On the hydroxyl radical formation in the reaction between hydrogen peroxide and biologically generated chromium(V) species

Electron spin resonance (ESR) measurements on solutions and isolated powders provide direct evidence for the involvement of Cr(V) species in the reduction of Cr(VI) by NAD(P)H. ESR analysis of an isolated Cr(V)-NAD(P)H solid yields g_∥ = 1.9831 and g_⊥ = 1.9772, indicating that the unpaired electron occupies the d_z² orbital of the Cr(V) ion, with square-pyramidal geometry. Addition of hydrogen peroxide (H₂O₂) to the NAD(P)H-Cr(VI) reaction mixtures suppresses the Cr(V) species and generates hydroxyl (.OH) radicals.
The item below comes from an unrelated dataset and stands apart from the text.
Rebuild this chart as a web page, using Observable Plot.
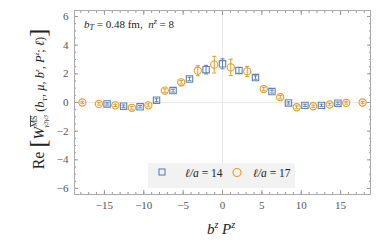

The .OH radicals were detected via ESR spin trapping, employing 5,5-dimethyl-1-pyrroline-N-oxide and α-(4-pyridyl-1-oxide)-N-tert-butylnitrone as spin traps. The dependence of Cr(V) and .OH radical formation on the H₂O₂ and Cr(VI) concentrations indicates that the Cr(V) species react with H₂O₂ to generate the .OH radicals. Similar results were obtained by using various diols (arabinose, cellobiose, FAD, fructose, glyceraldehyde, ribose, and tartaric acid), α-hydroxycarboxylic acids, and glutathione. Investigations with superoxide dismutase showed no significant participation of O₂^- in the generation of .OH radicals. These results thus indicate that the Cr(V) complexes, produced in the reduction of Cr(VI) by cellular reductants, react with H₂O₂ to generate .OH radicals, which might be the initiators of the primary events in the Cr(VI) cytotoxicity.